DATASET ENTRIES>
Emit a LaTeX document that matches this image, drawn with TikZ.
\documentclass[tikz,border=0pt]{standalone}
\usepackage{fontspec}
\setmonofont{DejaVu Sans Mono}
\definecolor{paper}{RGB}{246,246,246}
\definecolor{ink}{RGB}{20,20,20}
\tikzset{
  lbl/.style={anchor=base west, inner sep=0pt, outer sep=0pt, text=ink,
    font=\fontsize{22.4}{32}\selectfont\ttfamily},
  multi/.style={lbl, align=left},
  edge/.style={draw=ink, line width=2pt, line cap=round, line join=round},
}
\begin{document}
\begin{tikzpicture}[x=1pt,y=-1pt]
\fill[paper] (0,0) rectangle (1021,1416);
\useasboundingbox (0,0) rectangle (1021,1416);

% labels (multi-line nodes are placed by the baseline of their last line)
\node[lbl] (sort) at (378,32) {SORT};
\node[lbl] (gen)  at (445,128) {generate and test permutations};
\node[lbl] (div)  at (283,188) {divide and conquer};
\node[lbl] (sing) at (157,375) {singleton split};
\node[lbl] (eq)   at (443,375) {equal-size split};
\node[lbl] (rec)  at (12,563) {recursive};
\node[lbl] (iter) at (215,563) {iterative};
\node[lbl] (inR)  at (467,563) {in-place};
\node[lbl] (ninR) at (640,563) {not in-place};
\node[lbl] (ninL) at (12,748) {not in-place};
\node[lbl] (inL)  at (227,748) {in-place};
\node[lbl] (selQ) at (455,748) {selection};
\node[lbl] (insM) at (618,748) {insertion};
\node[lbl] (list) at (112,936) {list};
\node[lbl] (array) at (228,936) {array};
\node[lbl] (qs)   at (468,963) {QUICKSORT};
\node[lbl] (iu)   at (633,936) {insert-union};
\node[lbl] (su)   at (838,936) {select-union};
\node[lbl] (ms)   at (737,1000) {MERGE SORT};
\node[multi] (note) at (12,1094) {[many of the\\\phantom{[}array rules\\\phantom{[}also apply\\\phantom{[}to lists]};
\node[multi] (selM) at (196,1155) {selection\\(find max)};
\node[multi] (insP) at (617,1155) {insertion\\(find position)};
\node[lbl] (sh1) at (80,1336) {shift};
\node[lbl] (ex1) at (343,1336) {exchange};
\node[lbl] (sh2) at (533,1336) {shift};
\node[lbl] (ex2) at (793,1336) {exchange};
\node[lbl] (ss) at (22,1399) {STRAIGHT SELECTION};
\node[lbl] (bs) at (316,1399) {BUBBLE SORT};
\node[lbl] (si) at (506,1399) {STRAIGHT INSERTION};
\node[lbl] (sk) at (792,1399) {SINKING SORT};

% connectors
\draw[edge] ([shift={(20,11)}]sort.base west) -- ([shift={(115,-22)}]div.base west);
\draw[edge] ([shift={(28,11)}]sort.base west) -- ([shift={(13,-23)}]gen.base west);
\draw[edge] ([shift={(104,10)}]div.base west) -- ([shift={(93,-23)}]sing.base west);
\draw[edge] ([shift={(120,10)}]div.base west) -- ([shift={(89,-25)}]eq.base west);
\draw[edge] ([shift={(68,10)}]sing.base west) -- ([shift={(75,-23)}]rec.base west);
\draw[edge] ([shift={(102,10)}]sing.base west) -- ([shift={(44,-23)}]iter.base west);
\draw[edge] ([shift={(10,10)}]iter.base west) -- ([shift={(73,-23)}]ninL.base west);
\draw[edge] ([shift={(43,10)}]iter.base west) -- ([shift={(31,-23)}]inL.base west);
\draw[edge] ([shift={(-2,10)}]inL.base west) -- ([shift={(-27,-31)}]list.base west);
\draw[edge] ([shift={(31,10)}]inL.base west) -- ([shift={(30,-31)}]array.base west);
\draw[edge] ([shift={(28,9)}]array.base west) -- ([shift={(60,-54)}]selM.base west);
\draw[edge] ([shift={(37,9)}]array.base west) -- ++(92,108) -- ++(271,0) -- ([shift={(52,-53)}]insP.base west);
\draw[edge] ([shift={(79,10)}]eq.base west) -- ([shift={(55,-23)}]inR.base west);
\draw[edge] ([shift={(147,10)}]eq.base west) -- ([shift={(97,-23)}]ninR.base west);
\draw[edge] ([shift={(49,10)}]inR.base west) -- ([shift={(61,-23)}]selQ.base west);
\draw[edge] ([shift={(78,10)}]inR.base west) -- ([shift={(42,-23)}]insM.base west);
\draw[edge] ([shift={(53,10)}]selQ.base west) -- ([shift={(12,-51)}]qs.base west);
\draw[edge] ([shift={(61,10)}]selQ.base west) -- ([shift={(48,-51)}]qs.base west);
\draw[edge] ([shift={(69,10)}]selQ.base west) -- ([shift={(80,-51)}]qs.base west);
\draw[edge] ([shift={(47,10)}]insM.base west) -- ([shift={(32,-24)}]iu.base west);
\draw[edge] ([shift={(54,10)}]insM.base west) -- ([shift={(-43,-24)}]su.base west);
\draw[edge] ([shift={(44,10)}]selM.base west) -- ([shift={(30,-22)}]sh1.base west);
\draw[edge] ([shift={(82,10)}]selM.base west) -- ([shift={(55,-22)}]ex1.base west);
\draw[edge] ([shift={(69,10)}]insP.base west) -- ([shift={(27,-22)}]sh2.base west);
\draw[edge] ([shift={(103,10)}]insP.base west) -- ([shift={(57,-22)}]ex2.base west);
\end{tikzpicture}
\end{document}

==

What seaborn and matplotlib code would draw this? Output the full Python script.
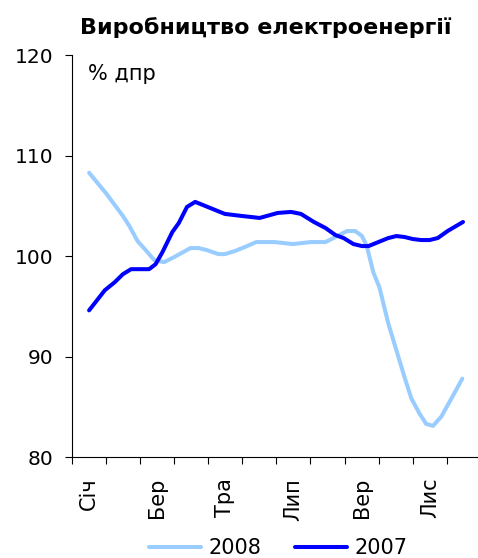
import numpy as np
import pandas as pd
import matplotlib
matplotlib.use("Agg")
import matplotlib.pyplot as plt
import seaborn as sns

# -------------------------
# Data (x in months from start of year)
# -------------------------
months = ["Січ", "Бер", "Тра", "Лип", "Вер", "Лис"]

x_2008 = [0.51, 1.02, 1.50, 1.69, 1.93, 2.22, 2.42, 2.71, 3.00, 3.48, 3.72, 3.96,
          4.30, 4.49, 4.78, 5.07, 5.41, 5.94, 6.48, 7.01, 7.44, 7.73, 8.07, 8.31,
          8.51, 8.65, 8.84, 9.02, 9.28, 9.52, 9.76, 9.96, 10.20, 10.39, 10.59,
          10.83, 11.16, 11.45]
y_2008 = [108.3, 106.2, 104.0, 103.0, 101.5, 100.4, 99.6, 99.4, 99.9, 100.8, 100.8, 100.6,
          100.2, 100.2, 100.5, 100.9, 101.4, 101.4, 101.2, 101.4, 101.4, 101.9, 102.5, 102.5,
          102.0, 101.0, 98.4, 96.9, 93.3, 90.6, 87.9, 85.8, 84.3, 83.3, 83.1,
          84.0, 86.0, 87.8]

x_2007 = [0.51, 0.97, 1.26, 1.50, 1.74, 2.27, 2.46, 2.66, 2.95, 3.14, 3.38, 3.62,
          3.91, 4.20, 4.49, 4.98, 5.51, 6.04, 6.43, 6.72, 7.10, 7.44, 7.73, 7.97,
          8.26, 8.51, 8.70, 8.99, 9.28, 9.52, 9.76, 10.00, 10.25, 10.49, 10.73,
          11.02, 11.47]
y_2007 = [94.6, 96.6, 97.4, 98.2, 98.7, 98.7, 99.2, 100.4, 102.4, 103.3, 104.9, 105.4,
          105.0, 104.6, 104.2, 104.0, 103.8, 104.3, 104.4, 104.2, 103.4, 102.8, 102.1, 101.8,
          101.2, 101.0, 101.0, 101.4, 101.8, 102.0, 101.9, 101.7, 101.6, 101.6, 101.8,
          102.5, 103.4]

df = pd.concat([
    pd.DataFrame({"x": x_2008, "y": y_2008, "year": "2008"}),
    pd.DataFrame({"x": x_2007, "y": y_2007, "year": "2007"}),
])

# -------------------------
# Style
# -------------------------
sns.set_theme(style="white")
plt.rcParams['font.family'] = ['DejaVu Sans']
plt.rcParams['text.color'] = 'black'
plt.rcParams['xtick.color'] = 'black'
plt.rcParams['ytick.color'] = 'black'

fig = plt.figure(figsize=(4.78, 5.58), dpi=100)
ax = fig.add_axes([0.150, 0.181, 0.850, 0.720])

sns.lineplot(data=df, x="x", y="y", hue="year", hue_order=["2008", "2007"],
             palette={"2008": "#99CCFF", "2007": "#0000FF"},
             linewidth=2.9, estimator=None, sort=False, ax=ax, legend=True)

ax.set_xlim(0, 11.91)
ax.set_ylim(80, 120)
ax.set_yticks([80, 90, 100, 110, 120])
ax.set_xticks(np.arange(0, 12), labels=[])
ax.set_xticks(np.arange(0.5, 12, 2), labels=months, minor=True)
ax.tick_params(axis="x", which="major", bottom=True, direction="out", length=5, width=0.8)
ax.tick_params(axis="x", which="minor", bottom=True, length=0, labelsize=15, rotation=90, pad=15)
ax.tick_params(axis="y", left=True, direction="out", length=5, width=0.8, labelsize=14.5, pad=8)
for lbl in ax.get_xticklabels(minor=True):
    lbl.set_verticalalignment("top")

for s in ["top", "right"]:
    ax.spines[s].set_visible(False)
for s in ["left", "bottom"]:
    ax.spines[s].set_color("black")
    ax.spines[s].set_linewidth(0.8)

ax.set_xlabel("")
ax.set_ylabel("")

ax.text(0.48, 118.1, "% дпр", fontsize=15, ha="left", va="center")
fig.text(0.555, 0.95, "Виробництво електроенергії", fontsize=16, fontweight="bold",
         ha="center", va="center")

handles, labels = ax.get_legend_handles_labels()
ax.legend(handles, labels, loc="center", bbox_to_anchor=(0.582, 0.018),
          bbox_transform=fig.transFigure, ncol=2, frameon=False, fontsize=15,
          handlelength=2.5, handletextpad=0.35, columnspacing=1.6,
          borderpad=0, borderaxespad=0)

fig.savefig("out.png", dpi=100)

* * *

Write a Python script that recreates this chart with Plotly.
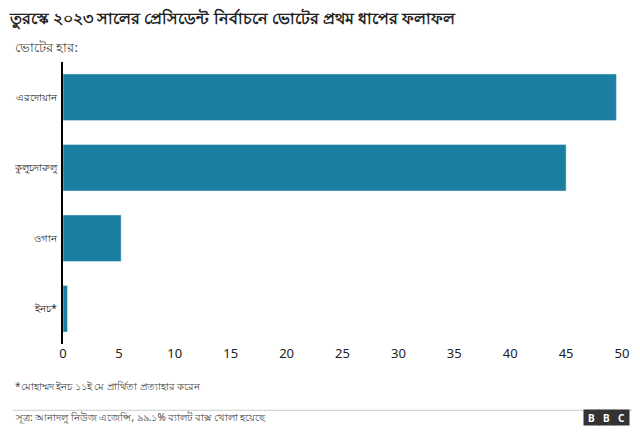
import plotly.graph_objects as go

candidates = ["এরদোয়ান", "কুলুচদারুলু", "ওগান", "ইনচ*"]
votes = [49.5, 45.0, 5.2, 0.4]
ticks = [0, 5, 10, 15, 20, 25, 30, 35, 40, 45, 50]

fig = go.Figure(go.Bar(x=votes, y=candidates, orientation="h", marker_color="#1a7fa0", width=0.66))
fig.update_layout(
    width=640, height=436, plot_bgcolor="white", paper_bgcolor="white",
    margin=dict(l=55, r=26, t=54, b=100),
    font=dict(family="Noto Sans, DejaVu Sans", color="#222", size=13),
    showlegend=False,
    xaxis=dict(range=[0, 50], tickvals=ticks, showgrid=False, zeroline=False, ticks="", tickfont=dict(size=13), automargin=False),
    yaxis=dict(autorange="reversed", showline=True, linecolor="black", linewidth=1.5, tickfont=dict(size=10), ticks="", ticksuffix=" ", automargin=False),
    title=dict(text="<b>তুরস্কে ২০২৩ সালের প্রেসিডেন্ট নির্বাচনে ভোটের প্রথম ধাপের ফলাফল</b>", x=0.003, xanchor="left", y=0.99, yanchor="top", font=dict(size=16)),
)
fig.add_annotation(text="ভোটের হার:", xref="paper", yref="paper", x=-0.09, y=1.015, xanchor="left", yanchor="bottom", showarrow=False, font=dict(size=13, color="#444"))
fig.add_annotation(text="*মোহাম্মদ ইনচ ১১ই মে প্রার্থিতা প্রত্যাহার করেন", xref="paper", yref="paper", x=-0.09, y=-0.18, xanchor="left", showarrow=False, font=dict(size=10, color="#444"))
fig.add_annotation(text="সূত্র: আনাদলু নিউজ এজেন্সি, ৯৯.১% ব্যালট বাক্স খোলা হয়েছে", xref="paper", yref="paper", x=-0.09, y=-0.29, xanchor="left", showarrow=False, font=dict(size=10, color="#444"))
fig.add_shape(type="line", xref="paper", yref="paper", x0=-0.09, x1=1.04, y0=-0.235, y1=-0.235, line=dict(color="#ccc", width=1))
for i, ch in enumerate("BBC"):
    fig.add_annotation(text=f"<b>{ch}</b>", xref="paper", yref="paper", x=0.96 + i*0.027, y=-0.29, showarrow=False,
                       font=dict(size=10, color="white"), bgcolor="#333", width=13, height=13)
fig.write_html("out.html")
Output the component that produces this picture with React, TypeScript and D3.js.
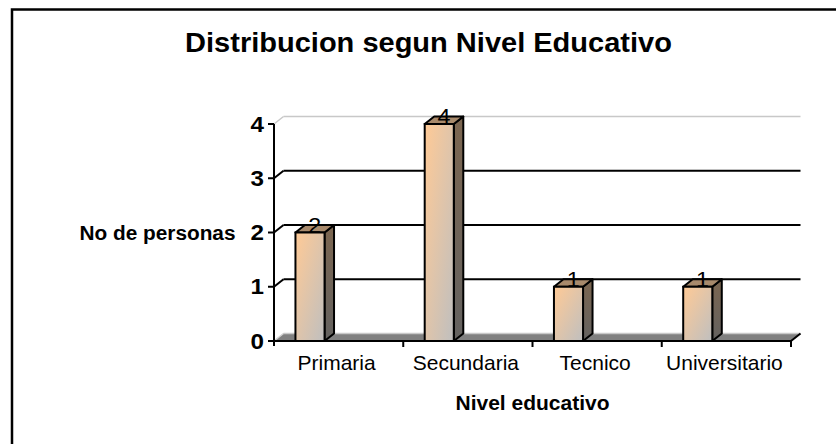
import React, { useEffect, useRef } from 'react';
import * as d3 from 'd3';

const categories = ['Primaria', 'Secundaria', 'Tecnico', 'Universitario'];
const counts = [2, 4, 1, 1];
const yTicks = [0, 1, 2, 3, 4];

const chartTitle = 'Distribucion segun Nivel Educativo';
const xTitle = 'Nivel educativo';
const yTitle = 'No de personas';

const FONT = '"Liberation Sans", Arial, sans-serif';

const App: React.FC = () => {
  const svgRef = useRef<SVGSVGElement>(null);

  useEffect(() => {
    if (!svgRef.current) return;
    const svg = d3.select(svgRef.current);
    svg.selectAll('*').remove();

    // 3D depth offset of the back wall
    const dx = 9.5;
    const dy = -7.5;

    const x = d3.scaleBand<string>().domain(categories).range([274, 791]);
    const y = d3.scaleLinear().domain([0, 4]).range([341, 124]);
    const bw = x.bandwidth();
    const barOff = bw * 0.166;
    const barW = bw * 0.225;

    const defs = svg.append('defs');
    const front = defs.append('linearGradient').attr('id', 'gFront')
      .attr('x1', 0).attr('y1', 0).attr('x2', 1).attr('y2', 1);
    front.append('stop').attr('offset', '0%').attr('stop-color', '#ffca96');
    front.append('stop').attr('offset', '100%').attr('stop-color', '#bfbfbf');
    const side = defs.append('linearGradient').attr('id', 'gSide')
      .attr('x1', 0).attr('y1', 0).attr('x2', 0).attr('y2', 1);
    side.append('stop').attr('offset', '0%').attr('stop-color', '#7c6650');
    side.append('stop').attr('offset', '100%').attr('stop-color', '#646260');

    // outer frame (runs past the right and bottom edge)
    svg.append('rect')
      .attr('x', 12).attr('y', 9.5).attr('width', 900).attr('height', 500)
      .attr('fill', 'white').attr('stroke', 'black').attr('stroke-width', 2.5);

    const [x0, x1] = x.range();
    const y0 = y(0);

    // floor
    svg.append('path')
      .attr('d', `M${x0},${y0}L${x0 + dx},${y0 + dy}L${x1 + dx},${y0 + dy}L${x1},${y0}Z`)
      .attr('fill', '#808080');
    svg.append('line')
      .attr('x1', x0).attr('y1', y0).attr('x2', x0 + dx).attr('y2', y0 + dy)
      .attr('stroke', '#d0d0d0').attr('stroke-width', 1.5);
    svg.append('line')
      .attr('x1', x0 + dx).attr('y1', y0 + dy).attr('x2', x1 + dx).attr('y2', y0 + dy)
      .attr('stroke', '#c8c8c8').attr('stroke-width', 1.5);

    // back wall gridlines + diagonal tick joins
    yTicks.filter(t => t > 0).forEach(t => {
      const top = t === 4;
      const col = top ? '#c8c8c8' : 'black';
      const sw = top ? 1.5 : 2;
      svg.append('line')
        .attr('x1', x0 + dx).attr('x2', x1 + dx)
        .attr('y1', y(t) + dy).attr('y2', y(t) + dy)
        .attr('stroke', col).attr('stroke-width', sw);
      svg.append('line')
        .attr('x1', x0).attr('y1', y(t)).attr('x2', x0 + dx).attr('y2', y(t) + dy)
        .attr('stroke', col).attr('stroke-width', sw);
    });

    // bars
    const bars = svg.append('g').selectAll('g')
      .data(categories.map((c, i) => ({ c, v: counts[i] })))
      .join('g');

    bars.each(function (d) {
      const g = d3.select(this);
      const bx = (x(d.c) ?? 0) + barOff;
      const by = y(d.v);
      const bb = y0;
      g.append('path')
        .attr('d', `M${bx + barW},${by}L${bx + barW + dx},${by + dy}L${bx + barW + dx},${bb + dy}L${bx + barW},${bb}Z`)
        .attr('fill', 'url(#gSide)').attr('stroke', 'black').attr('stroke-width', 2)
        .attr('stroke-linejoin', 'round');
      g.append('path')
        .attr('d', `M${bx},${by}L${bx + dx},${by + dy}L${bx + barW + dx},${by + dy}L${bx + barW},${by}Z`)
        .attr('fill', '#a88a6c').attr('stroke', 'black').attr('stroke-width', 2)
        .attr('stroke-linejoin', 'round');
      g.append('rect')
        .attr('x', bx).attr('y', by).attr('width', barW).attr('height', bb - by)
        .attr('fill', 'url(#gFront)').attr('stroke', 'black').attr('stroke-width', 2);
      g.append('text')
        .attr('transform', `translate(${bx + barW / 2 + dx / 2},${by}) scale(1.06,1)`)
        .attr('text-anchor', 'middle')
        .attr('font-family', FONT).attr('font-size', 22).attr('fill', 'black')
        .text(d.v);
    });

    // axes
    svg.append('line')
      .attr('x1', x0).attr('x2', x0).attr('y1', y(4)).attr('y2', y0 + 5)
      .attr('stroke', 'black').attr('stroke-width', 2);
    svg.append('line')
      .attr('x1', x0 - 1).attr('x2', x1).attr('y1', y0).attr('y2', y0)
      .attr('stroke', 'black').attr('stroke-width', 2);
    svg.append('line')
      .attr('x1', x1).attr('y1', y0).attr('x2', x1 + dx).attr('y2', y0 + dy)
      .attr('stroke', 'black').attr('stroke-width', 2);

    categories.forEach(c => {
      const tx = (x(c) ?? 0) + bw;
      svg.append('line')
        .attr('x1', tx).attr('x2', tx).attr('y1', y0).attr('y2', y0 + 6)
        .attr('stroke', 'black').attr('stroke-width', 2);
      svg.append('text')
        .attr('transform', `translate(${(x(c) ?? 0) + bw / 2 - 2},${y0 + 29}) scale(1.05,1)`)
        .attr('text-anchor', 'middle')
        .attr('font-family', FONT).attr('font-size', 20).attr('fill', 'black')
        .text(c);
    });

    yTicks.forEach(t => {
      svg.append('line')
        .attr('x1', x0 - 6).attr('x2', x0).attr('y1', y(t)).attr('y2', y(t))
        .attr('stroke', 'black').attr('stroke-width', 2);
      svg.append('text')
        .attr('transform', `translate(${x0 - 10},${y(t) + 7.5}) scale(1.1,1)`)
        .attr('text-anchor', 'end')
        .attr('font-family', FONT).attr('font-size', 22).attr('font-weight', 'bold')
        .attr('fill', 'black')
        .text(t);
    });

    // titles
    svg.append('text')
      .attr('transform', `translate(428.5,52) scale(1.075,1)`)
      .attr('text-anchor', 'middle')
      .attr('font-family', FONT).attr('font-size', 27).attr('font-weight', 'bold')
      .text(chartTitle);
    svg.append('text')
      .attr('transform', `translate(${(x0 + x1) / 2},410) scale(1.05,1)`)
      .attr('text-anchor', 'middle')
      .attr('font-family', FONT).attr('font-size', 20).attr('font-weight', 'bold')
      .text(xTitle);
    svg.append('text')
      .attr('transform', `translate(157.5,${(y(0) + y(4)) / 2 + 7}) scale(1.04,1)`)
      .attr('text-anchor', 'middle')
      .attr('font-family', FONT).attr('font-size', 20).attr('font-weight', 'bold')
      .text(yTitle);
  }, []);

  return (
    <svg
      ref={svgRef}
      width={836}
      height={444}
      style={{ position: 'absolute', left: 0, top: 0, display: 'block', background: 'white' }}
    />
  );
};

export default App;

JOB>
Skip the pictures. Set down only the lines from the one containing "Write a Python" through the one containing "40, 45, 50]", exactly as they appear, ends included.

RESPONSE FOR THIS EXERCISE>
Write a Python script that recreates this chart with Plotly.
import plotly.graph_objects as go

candidates = ["এরদোয়ান", "কুলুচদারুলু", "ওগান", "ইনচ*"]
votes = [49.5, 45.0, 5.2, 0.4]
ticks = [0, 5, 10, 15, 20, 25, 30, 35, 40, 45, 50]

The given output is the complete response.